2020-10-05Zeitschriftenartikel DOI: 10.1177/0264619620961813
Fear or freedom? Visually impaired students’ ambivalent perspectives on physical education
Kultur-, Sozial- und Bildungswissenschaftliche Fakultät
With a growing interest in sport, fitness, and a healthy lifestyle, bodily practices are increasing in importance in our society. In the school context, physical education (PE) is the subject where these practices play a central role. But, the German language discourse shows in an exemplary manner that inherent body-related social normality requirements are articulated in didactic traditions and curricular requirements, and that these normality requirements have exclusionary potential for those students who do not fit into the norms.
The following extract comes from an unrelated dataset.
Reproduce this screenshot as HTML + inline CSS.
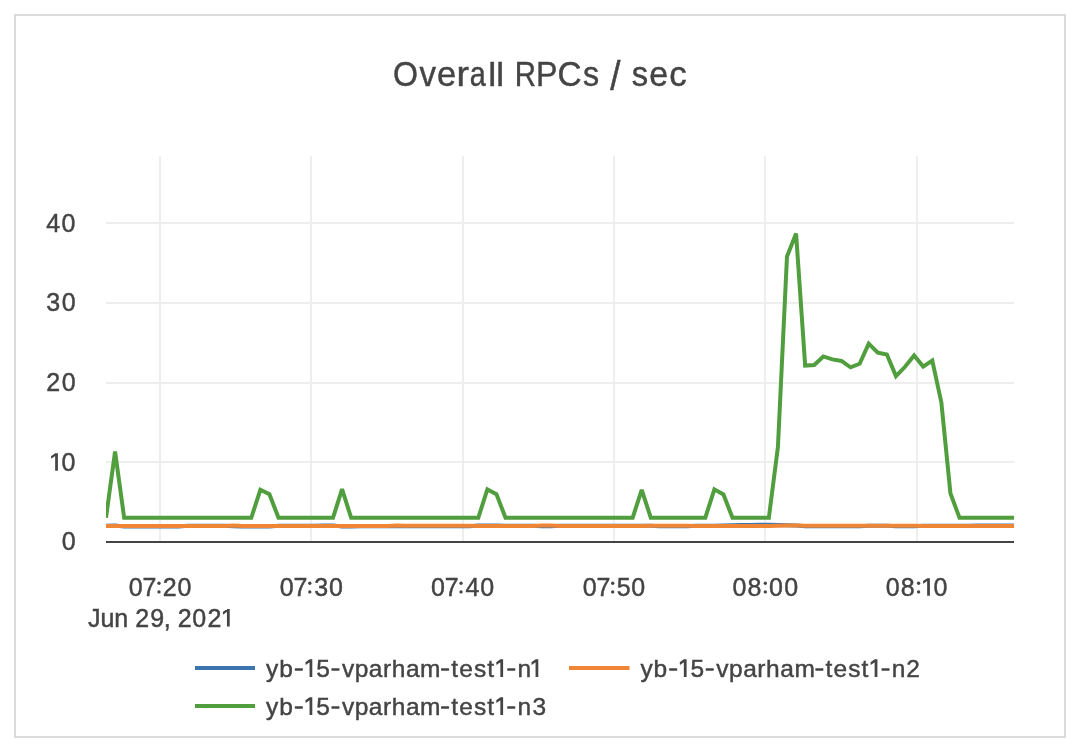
<!DOCTYPE html>
<html><head><meta charset="utf-8"><style>
html,body{margin:0;padding:0;background:#fff;}
svg{display:block;}
svg{will-change:transform;}
text{font-family:"Liberation Sans",sans-serif;fill:#444;stroke:#444;stroke-width:0.45px;}
</style></head><body>
<svg width="1074" height="744" viewBox="0 0 1074 744">
<rect x="0" y="0" width="1074" height="744" fill="#fff"/>
<rect x="15" y="15" width="1050" height="722" fill="none" stroke="#dbdbdd" stroke-width="2"/>
<g font-size="36"><text transform="translate(405.45,86) scale(0.893,1.0)" x="-14.00">O</text><text transform="translate(427.65,86) scale(0.918,0.95)" x="-9.00">v</text><text transform="translate(446.60,86) scale(0.960,0.95)" x="-9.95">e</text><text transform="translate(463.70,86) scale(1.042,0.95)" x="-6.90">r</text><text transform="translate(478.25,86) scale(0.801,0.95)" x="-10.75">a</text><text transform="translate(492.20,86) scale(1.000,0.915)" x="-4.00">l</text><text transform="translate(500.05,86) scale(0.974,0.915)" x="-4.00">l</text><text transform="translate(525.85,86) scale(0.817,1.0)" x="-13.65">R</text><text transform="translate(547.20,86) scale(0.893,1.0)" x="-12.55">P</text><text transform="translate(569.75,86) scale(0.927,1.0)" x="-13.20">C</text><text transform="translate(591.00,86) scale(0.896,0.95)" x="-8.85">s</text><text transform="translate(615.40,89.8) scale(1.019,1.12)" x="-5.00">/</text><text transform="translate(639.80,86) scale(0.908,0.95)" x="-8.85">s</text><text transform="translate(658.65,86) scale(0.943,0.95)" x="-9.95">e</text><text transform="translate(678.30,86) scale(0.969,0.95)" x="-9.25">c</text></g>
<g stroke="#eeeeee" stroke-width="2" fill="none">
<path d="M106,223H1014M106,303H1014M106,383H1014M106,462H1014"/>
<path d="M160,156V542M311,156V542M463,156V542M614,156V542M765,156V542M917,156V542"/>
</g>
<path d="M106,542H1014" stroke="#444" stroke-width="2"/>
<text y="231.9" font-size="25"><tspan x="46.15">4</tspan><tspan x="61.55">0</tspan></text>
<text y="310.9" font-size="25"><tspan x="46.20">3</tspan><tspan x="61.85">0</tspan></text>
<text y="391.1" font-size="25"><tspan x="46.25">2</tspan><tspan x="61.85">0</tspan></text>
<text y="470.8" font-size="25"><tspan x="61.45">0</tspan></text><path d="M55.15,453.25h2.75V470.80h-2.75ZM51.00,456.20L55.20,453.25L55.20,456.05L51.30,458.85Z" fill="#444"/>
<text y="550.2" font-size="25"><tspan x="61.75">0</tspan></text>
<text y="595.7" font-size="25"><tspan x="128.75">0</tspan><tspan x="142.55">7</tspan><tspan x="162.75">2</tspan><tspan x="177.50">0</tspan></text><circle cx="159.00" cy="583.25" r="1.65" fill="#444"/><circle cx="159.00" cy="591.90" r="1.65" fill="#444"/>
<text y="595.7" font-size="25"><tspan x="279.75">0</tspan><tspan x="293.55">7</tspan><tspan x="314.30">3</tspan><tspan x="328.95">0</tspan></text><circle cx="309.80" cy="583.25" r="1.65" fill="#444"/><circle cx="309.80" cy="591.90" r="1.65" fill="#444"/>
<text y="595.7" font-size="25"><tspan x="431.05">0</tspan><tspan x="444.80">7</tspan><tspan x="465.45">4</tspan><tspan x="480.25">0</tspan></text><circle cx="461.05" cy="583.25" r="1.65" fill="#444"/><circle cx="461.05" cy="591.90" r="1.65" fill="#444"/>
<text y="595.7" font-size="25"><tspan x="582.75">0</tspan><tspan x="596.55">7</tspan><tspan x="616.70">5</tspan><tspan x="631.25">0</tspan></text><circle cx="612.70" cy="583.25" r="1.65" fill="#444"/><circle cx="612.70" cy="591.90" r="1.65" fill="#444"/>
<text y="595.7" font-size="25"><tspan x="732.60">0</tspan><tspan x="747.40">8</tspan><tspan x="769.05">0</tspan><tspan x="784.20">0</tspan></text><circle cx="765.30" cy="583.25" r="1.65" fill="#444"/><circle cx="765.30" cy="591.90" r="1.65" fill="#444"/>
<text y="595.7" font-size="25"><tspan x="885.75">0</tspan><tspan x="900.85">8</tspan><tspan x="933.60">0</tspan></text><circle cx="918.60" cy="583.25" r="1.65" fill="#444"/><circle cx="918.60" cy="591.90" r="1.65" fill="#444"/><path d="M927.15,578.15h2.75V595.70h-2.75ZM923.00,581.10L927.20,578.15L927.20,580.95L923.30,583.75Z" fill="#444"/>
<text y="626.6" font-size="25"><tspan x="87.90">J</tspan><tspan x="100.45">u</tspan><tspan x="114.35">n</tspan><tspan x="135.25">2</tspan><tspan x="150.20">9</tspan><tspan x="163.70">,</tspan><tspan x="177.85">2</tspan><tspan x="192.35">0</tspan><tspan x="207.40">2</tspan></text><path d="M226.95,609.05h2.75V626.60h-2.75ZM222.80,612.00L227.00,609.05L227.00,611.85L223.10,614.65Z" fill="#444"/>
<defs><clipPath id="pc"><rect x="106" y="156" width="908" height="386"/></clipPath></defs>
<g clip-path="url(#pc)" fill="none" stroke-width="4" stroke-miterlimit="2">
<path d="M106.00,525.83L115.08,525.39L124.16,526.49L133.24,526.49L142.32,526.49L151.40,526.49L160.48,526.49L169.56,526.49L178.64,526.49L187.72,525.87L196.80,525.87L205.88,525.87L214.96,525.87L224.04,525.87L233.12,526.27L242.20,526.49L251.28,526.49L260.36,526.49L269.44,526.49L278.52,525.87L287.60,525.87L296.68,525.87L305.76,525.87L314.84,525.87L323.92,525.39L333.00,525.39L342.08,526.58L351.16,526.58L360.24,526.36L369.32,526.36L378.40,526.36L387.48,526.36L396.56,526.18L405.64,526.18L414.72,526.18L423.80,526.18L432.88,526.18L441.96,526.18L451.04,526.18L460.12,526.18L469.20,526.18L478.28,525.61L487.36,525.61L496.44,525.61L505.52,525.87L514.60,525.87L523.68,525.87L532.76,525.87L541.84,526.27L550.92,526.27L560.00,525.79L569.08,525.79L578.16,525.79L587.24,525.79L596.32,525.79L605.40,525.79L614.48,525.83L623.56,525.83L632.64,525.83L641.72,525.83L650.80,525.83L659.88,526.27L668.96,526.27L678.04,526.27L687.12,526.27L696.20,525.70L705.28,525.70L714.36,525.70L723.44,525.41L732.52,525.25L741.60,525.09L750.68,524.93L759.76,524.85L768.84,524.85L777.92,525.09L787.00,525.25L796.08,525.57L805.16,526.29L814.24,526.37L823.32,526.29L832.40,526.27L841.48,526.18L850.56,526.18L859.64,526.18L868.72,525.83L877.80,525.83L886.88,525.83L895.96,526.18L905.04,526.18L914.12,526.18L923.20,525.87L932.28,525.87L941.36,525.87L950.44,525.87L959.52,525.87L968.60,525.87L977.68,525.52L986.76,525.52L995.84,525.61L1004.92,525.61L1014.00,525.61" stroke="#3b75af"/>
<path d="M106.00,526.05L115.08,526.05L124.16,526.05L133.24,526.05L142.32,526.05L151.40,526.05L160.48,526.05L169.56,526.05L178.64,526.05L187.72,526.05L196.80,526.05L205.88,526.05L214.96,526.05L224.04,526.05L233.12,525.45L242.20,526.05L251.28,526.05L260.36,526.05L269.44,526.05L278.52,526.05L287.60,526.05L296.68,526.05L305.76,526.05L314.84,526.05L323.92,526.05L333.00,526.05L342.08,526.05L351.16,526.05L360.24,526.05L369.32,526.05L378.40,526.05L387.48,526.05L396.56,525.57L405.64,525.75L414.72,525.75L423.80,525.75L432.88,525.75L441.96,525.75L451.04,525.75L460.12,525.75L469.20,525.75L478.28,526.05L487.36,526.05L496.44,526.05L505.52,526.05L514.60,526.05L523.68,526.05L532.76,526.05L541.84,525.45L550.92,525.45L560.00,526.05L569.08,526.05L578.16,526.05L587.24,526.05L596.32,526.05L605.40,526.05L614.48,526.05L623.56,526.05L632.64,526.05L641.72,526.05L650.80,525.75L659.88,525.75L668.96,525.75L678.04,525.75L687.12,525.75L696.20,526.05L705.28,526.05L714.36,526.05L723.44,526.05L732.52,526.05L741.60,526.05L750.68,526.05L759.76,526.05L768.84,526.05L777.92,525.81L787.00,525.57L796.08,525.49L805.16,525.65L814.24,525.73L823.32,525.73L832.40,525.81L841.48,525.81L850.56,525.81L859.64,525.73L868.72,525.73L877.80,525.73L886.88,525.81L895.96,525.81L905.04,525.81L914.12,525.81L923.20,525.89L932.28,526.05L941.36,526.05L950.44,526.05L959.52,526.05L968.60,526.05L977.68,526.05L986.76,526.05L995.84,526.05L1004.92,526.05L1014.00,526.05" stroke="#ef8636"/>
<path d="M106.00,517.68L115.08,451.48L124.16,517.84L133.24,517.84L142.32,517.84L151.40,517.84L160.48,517.84L169.56,517.84L178.64,517.84L187.72,517.84L196.80,517.84L205.88,517.84L214.96,517.84L224.04,517.84L233.12,517.84L242.20,517.84L251.28,517.84L260.36,489.76L269.44,494.31L278.52,517.84L287.60,517.84L296.68,517.84L305.76,517.84L314.84,517.84L323.92,517.84L333.00,517.84L342.08,489.21L351.16,517.84L360.24,517.84L369.32,517.84L378.40,517.84L387.48,517.84L396.56,517.84L405.64,517.84L414.72,517.84L423.80,517.84L432.88,517.84L441.96,517.84L451.04,517.84L460.12,517.84L469.20,517.84L478.28,517.84L487.36,489.37L496.44,494.15L505.52,517.84L514.60,517.84L523.68,517.84L532.76,517.84L541.84,517.84L550.92,517.84L560.00,517.84L569.08,517.84L578.16,517.84L587.24,517.84L596.32,517.84L605.40,517.84L614.48,517.84L623.56,517.84L632.64,517.84L641.72,489.76L650.80,517.84L659.88,517.84L668.96,517.84L678.04,517.84L687.12,517.84L696.20,517.84L705.28,517.84L714.36,489.37L723.44,494.47L732.52,517.84L741.60,517.84L750.68,517.84L759.76,517.84L768.84,517.84L777.92,447.10L787.00,256.50L796.08,233.53L805.16,365.51L814.24,364.96L823.32,356.42L832.40,359.37L841.48,360.97L850.56,367.35L859.64,363.76L868.72,343.66L877.80,352.59L886.88,354.59L895.96,376.12L905.04,366.79L914.12,355.38L923.20,366.55L932.28,360.57L941.36,402.44L950.44,493.35L959.52,517.84L968.60,517.84L977.68,517.84L986.76,517.84L995.84,517.84L1004.92,517.84L1014.00,517.84" stroke="#519e3e"/>
</g>
<g stroke-width="4">
<path d="M195,668H255" stroke="#3b75af"/>
<path d="M569,668H629.5" stroke="#ef8636"/>
<path d="M195,706H255" stroke="#519e3e"/>
</g>
<text y="676.9" font-size="24.5"><tspan x="266.10" letter-spacing="0.8">yb</tspan><tspan x="316.19">5</tspan><tspan x="341.90" letter-spacing="0.55">vparham</tspan><tspan x="451.30" letter-spacing="1.1">test</tspan><tspan x="517.49">n</tspan></text><path d="M309.55,659.35h2.75V676.90h-2.75ZM305.40,662.30L309.60,659.35L309.60,662.15L305.70,664.95Z" fill="#444"/><path d="M500.35,659.35h2.75V676.90h-2.75ZM496.20,662.30L500.40,659.35L500.40,662.15L496.50,664.95Z" fill="#444"/><path d="M535.55,659.35h2.75V676.90h-2.75ZM531.40,662.30L535.60,659.35L535.60,662.15L531.70,664.95Z" fill="#444"/><rect x="294.80" y="668.15" width="8.1" height="2.5" rx="0.6" fill="#444"/><rect x="331.40" y="668.15" width="8.1" height="2.5" rx="0.6" fill="#444"/><rect x="441.00" y="668.15" width="8.1" height="2.5" rx="0.6" fill="#444"/><rect x="507.20" y="668.15" width="8.1" height="2.5" rx="0.6" fill="#444"/>
<text y="676.9" font-size="24.5"><tspan x="640.40" letter-spacing="0.8">yb</tspan><tspan x="690.49">5</tspan><tspan x="716.20" letter-spacing="0.55">vparham</tspan><tspan x="825.60" letter-spacing="1.1">test</tspan><tspan x="891.79">n</tspan><tspan x="906.19">2</tspan></text><path d="M683.85,659.35h2.75V676.90h-2.75ZM679.70,662.30L683.90,659.35L683.90,662.15L680.00,664.95Z" fill="#444"/><path d="M874.65,659.35h2.75V676.90h-2.75ZM870.50,662.30L874.70,659.35L874.70,662.15L870.80,664.95Z" fill="#444"/><rect x="669.10" y="668.15" width="8.1" height="2.5" rx="0.6" fill="#444"/><rect x="705.70" y="668.15" width="8.1" height="2.5" rx="0.6" fill="#444"/><rect x="815.30" y="668.15" width="8.1" height="2.5" rx="0.6" fill="#444"/><rect x="881.50" y="668.15" width="8.1" height="2.5" rx="0.6" fill="#444"/>
<text y="714.9" font-size="24.5"><tspan x="266.10" letter-spacing="0.8">yb</tspan><tspan x="316.19">5</tspan><tspan x="341.90" letter-spacing="0.55">vparham</tspan><tspan x="451.30" letter-spacing="1.1">test</tspan><tspan x="517.49">n</tspan><tspan x="532.39">3</tspan></text><path d="M309.55,697.35h2.75V714.90h-2.75ZM305.40,700.30L309.60,697.35L309.60,700.15L305.70,702.95Z" fill="#444"/><path d="M500.35,697.35h2.75V714.90h-2.75ZM496.20,700.30L500.40,697.35L500.40,700.15L496.50,702.95Z" fill="#444"/><rect x="294.80" y="706.15" width="8.1" height="2.5" rx="0.6" fill="#444"/><rect x="331.40" y="706.15" width="8.1" height="2.5" rx="0.6" fill="#444"/><rect x="441.00" y="706.15" width="8.1" height="2.5" rx="0.6" fill="#444"/><rect x="507.20" y="706.15" width="8.1" height="2.5" rx="0.6" fill="#444"/>
</svg>
</body></html>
Against this background, this article seeks to understand children with visual impairments’ (CWVI’s) individual constructions of PE in a school specialized for CWVI in Germany. This interview study with eight CWVI focused on individual opportunities and challenges concerning central aspects in PE. The findings show that the CWVI draw ambivalent perspectives on PE that range from existential fears (e.g., fears of heights) to feeling free in working off energy. These aspects especially gain importance in connection to the body, when the general wish to learn and experience with the body seems to be disturbed by normality requirements – like doing certain movements in a pre-defined way – which lead to existential challenges for the CWVI. Further, the relationship between blind and visually impaired students in PE seems ambivalent. Within this special school setting, the segregation according to the external differentiation in “handicapped” and “non-handicapped” somehow leads to a kind of subsegregation at the blind and visually impaired school.